## Collected material:

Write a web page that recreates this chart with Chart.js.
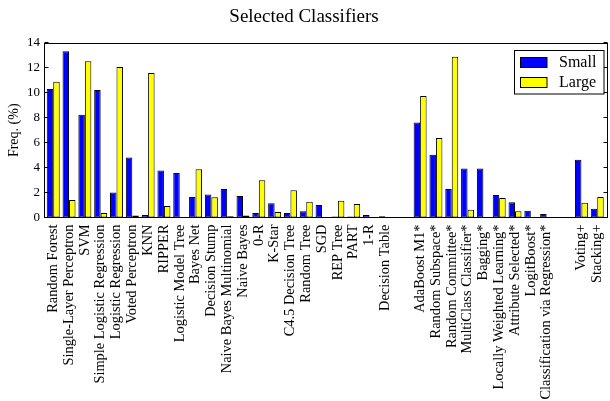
<!DOCTYPE html>
<html><head><meta charset="utf-8">
<script src="https://cdn.jsdelivr.net/npm/chart.js@4.4.0/dist/chart.umd.min.js"></script>
<style>html,body{margin:0;padding:0;background:#fff;overflow:hidden;}#wrap{width:610px;height:401px;position:relative;}</style>
</head><body><div id="wrap"><canvas id="c" width="610" height="401" style="width:610px;height:401px;"></canvas></div>
<script>
const categories = [
  'Random Forest','Single-Layer Perceptron','SVM','Simple Logistic Regression','Logistic Regression',
  'Voted Perceptron','KNN','RIPPER','Logistic Model Tree','Bayes Net','Decision Stump',
  'Naive Bayes Multinomial','Naive Bayes','0-R','K-Star','C4.5 Decision Tree','Random Tree','SGD',
  'REP Tree','PART','1-R','Decision Table',
  'AdaBoost M1*','Random Subspace*','Random Committee*','MultiClass Classifier*','Bagging*',
  'Locally Weighted Learning*','Attribute Selected*','LogitBoost*','Classification via Regression*',
  'Voting+','Stacking+'
];
const groupSizes = [22, 9, 2];
const small = [10.31,13.34,8.25,10.23,2.0,4.81,0.2,3.77,3.58,1.65,1.84,2.29,1.73,0.36,1.14,0.36,0.5,1.0,0.08,0.08,0.2,0.1,
  7.63,5.03,2.29,3.93,3.93,1.81,1.22,0.55,0.28,
  4.63,0.71];
const large = [10.9,1.41,12.54,0.36,12.08,0.17,11.6,0.93,0.0,3.87,1.62,0.1,0.17,2.99,0.44,2.19,1.27,0.0,1.35,1.09,0.0,0.0,
  9.75,6.37,12.89,0.63,0.0,1.57,0.5,0.0,0.0,
  1.19,1.65];
const yTicks = [0,2,4,6,8,10,12,14];
const seriesNames = ['Small','Large'];
const seriesColors = ['#0000ff','#ffff00'];

// layout of category slots (gap between groups)
const GAP = 2.2;
const positions = [];
(function(){ let p = 0; groupSizes.forEach(n => { for (let i = 0; i < n; i++) { positions.push(p); p += 1; } p += GAP - 1; }); })();

const FONT = "'Liberation Serif', 'DejaVu Serif', serif";

const decor = {
  id: 'decor',
  afterDraw(chart) {
    const {ctx, chartArea: a, scales: {y}} = chart;
    ctx.save();
    ctx.strokeStyle = '#000';
    ctx.lineWidth = 1;
    const L = Math.round(a.left) - 0.5, R = Math.round(a.right) - 0.5, T = Math.round(a.top) + 0.5, B = Math.round(a.bottom) - 0.5;
    ctx.strokeRect(L, T, R - L, B - T);
    ctx.beginPath();
    yTicks.forEach(v => {
      const py = Math.round(y.getPixelForValue(v)) - 0.5;
      ctx.moveTo(L, py); ctx.lineTo(L + 4, py);
      ctx.moveTo(R, py); ctx.lineTo(R - 4, py);
    });
    ctx.stroke();
    // legend
    const bx = 514.5, by = 50.5, bw = 89.5, bh = 43.5;
    ctx.fillStyle = '#fff';
    ctx.fillRect(bx, by, bw, bh);
    ctx.strokeStyle = '#000';
    ctx.strokeRect(bx, by, bw, bh);
    ctx.font = '16px ' + FONT;
    ctx.textBaseline = 'middle';
    ctx.textAlign = 'left';
    chart.data.datasets.forEach((ds, i) => {
      const ry = 57 + i * 20;
      ctx.fillStyle = ds.backgroundColor;
      ctx.fillRect(520.5, ry + 0.5, 26.5, 10);
      ctx.strokeRect(520.5, ry + 0.5, 26.5, 10);
      ctx.fillStyle = '#000';
      ctx.fillText(ds.label, 559, ry + 6);
    });
    ctx.restore();
  }
};

new Chart(document.getElementById('c'), {
  type: 'bar',
  data: {
    datasets: [small, large].map((arr, k) => ({
      label: seriesNames[k],
      data: arr.map((v, i) => ({x: positions[i], y: v})),
      backgroundColor: seriesColors[k],
      borderColor: '#000',
      borderWidth: 1,
      borderSkipped: false,
      categoryPercentage: 0.82,
      barPercentage: 1.0
    }))
  },
  options: {
    responsive: false,
    animation: false,
    devicePixelRatio: 1,
    layout: {padding: {left: 0, right: 2, top: 0, bottom: 0}},
    plugins: {
      legend: {display: false},
      tooltip: {enabled: false},
      title: {display: true, text: 'Selected Classifiers', color: '#000',
        font: {family: FONT, size: 19, weight: 'normal'}, padding: {top: 6, bottom: 14.2}}
    },
    scales: {
      x: {
        type: 'linear', offset: false, min: -0.52, max: 35.08,
        grid: {display: false, drawTicks: false}, border: {display: false},
        afterBuildTicks: s => { s.ticks = positions.map(v => ({value: v})); },
        afterFit: s => { s.height = 401 - 217.5; s.paddingLeft = 0; s.paddingRight = 0; },
        ticks: {autoSkip: false, minRotation: 90, maxRotation: 90, padding: 7, color: '#000',
          font: {family: FONT, size: 14.4},
          callback: (v, i) => categories[i]}
      },
      y: {
        min: 0, max: 14,
        grid: {display: false, drawTicks: false}, border: {display: false},
        afterBuildTicks: s => { s.ticks = yTicks.map(v => ({value: v})); },
        afterFit: s => { s.width = 45; s.paddingTop = 0; s.paddingBottom = 0; },
        ticks: {padding: 5, color: '#000', font: {family: FONT, size: 13}, callback: v => String(v)},
        title: {display: true, text: 'Freq. (%)', color: '#000', font: {family: FONT, size: 14}, padding: {top: 6, bottom: 0}}
      }
    }
  },
  plugins: [decor]
});
</script></body></html>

## Task statement:
Starting at the first line of the material, output exactly the lines up to and including the one with "const seriesColors = ['#0000ff','#ffff00'];". Do not include the pictures.

## Expected answer:
Write a web page that recreates this chart with Chart.js.
<!DOCTYPE html>
<html><head><meta charset="utf-8">
<script src="https://cdn.jsdelivr.net/npm/chart.js@4.4.0/dist/chart.umd.min.js"></script>
<style>html,body{margin:0;padding:0;background:#fff;overflow:hidden;}#wrap{width:610px;height:401px;position:relative;}</style>
</head><body><div id="wrap"><canvas id="c" width="610" height="401" style="width:610px;height:401px;"></canvas></div>
<script>
const categories = [
  'Random Forest','Single-Layer Perceptron','SVM','Simple Logistic Regression','Logistic Regression',
  'Voted Perceptron','KNN','RIPPER','Logistic Model Tree','Bayes Net','Decision Stump',
  'Naive Bayes Multinomial','Naive Bayes','0-R','K-Star','C4.5 Decision Tree','Random Tree','SGD',
  'REP Tree','PART','1-R','Decision Table',
  'AdaBoost M1*','Random Subspace*','Random Committee*','MultiClass Classifier*','Bagging*',
  'Locally Weighted Learning*','Attribute Selected*','LogitBoost*','Classification via Regression*',
  'Voting+','Stacking+'
];
const groupSizes = [22, 9, 2];
const small = [10.31,13.34,8.25,10.23,2.0,4.81,0.2,3.77,3.58,1.65,1.84,2.29,1.73,0.36,1.14,0.36,0.5,1.0,0.08,0.08,0.2,0.1,
  7.63,5.03,2.29,3.93,3.93,1.81,1.22,0.55,0.28,
  4.63,0.71];
const large = [10.9,1.41,12.54,0.36,12.08,0.17,11.6,0.93,0.0,3.87,1.62,0.1,0.17,2.99,0.44,2.19,1.27,0.0,1.35,1.09,0.0,0.0,
  9.75,6.37,12.89,0.63,0.0,1.57,0.5,0.0,0.0,
  1.19,1.65];
const yTicks = [0,2,4,6,8,10,12,14];
const seriesNames = ['Small','Large'];
const seriesColors = ['#0000ff','#ffff00'];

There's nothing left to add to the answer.